Ada pihak yang menyatakan biarkan saja kampus dikunjungi capres untuk promosikan diri, asalkan dalam bingkai adu program dan visi. Sementara pihak lain mengatakan kampus harus steril dari kepentingan politik termasuk mendatangkan capres. Cukup civitas akademika memilih capres mana yang pro dunia pendidikan, guru, dan dosen.
Jika dilihat kondisi daerah Bali, Gubernur Wayan Koster sudah menebarkan politik positif dalam bidang pendidikan. Dia menawarkan kolaborasi penanganan pendidikan tinggi di Bali sekalipun tanggung jawab pendidikan tinggi ada di pusat.
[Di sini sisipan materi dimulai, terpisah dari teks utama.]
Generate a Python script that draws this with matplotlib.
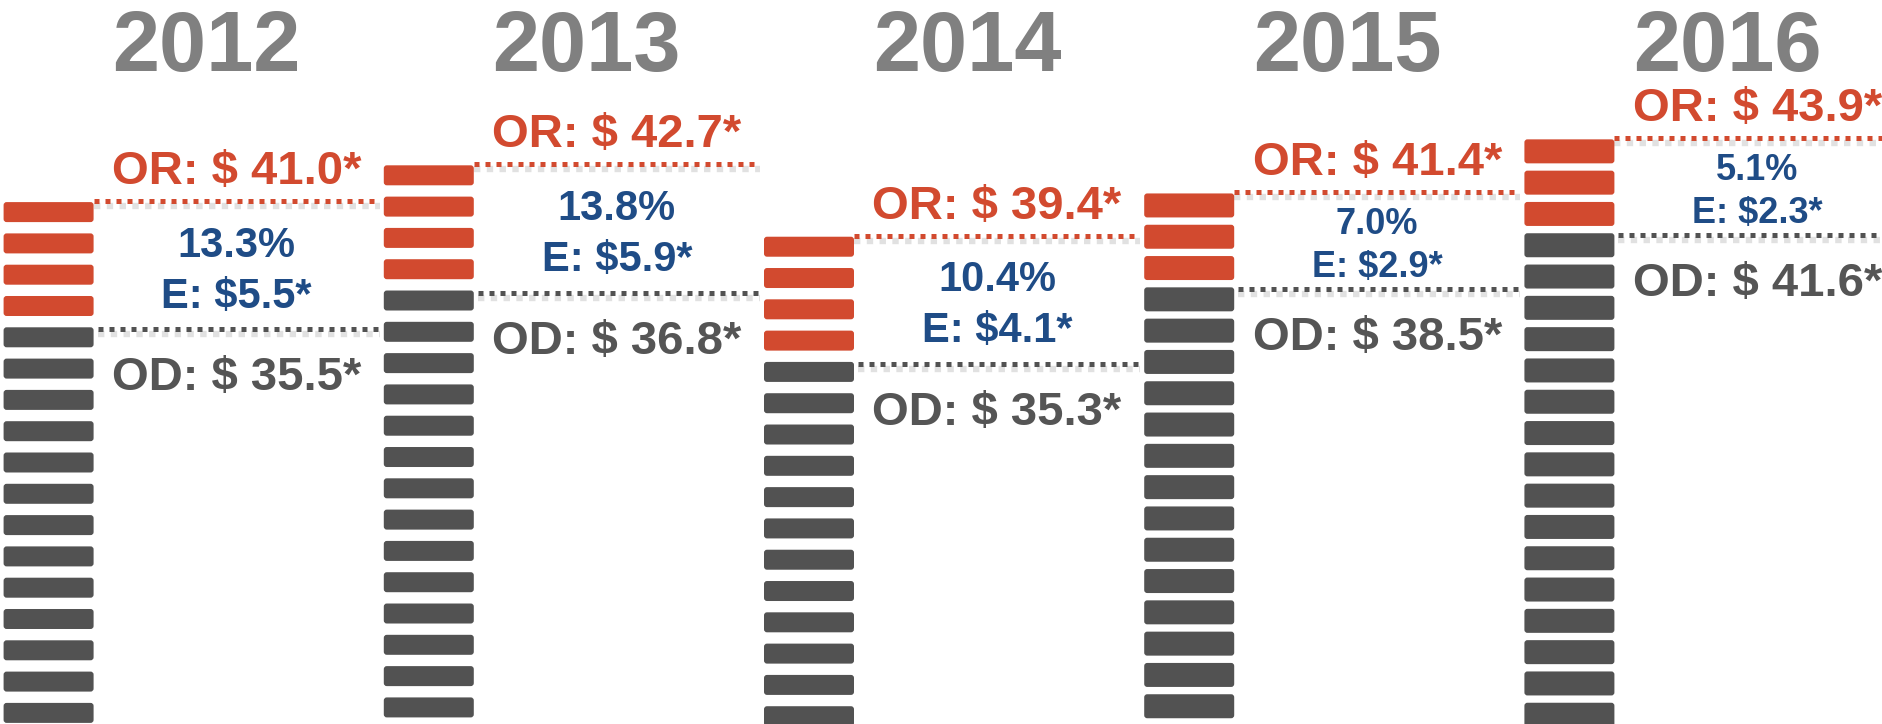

Kedua, dia menawarkan penelitian dosen yang tematik dan disinergiskan dengan program pemerintah. Misalnya kerja sama Pemprov Bali dengan Fakultas Pertanian, dalam ide sederhananya dia ingin mengajak mahasiswa Fakultas Pertanian turun ke desa, menggarap masyarakat petani, meneliti, dan langsung diterapkan ke petani.
Ini yang dia sebut penelitian tematik. Demikian juga dengan kerja sama bidang lainnya, agar jangan lagi, kata Koster, hasil penelitian dosen hanya masuk laci.
Nah, good will dari pemerintah ini harus menjadi tantangan perguruan tinggi di Bali. Mau serius atau santai saja?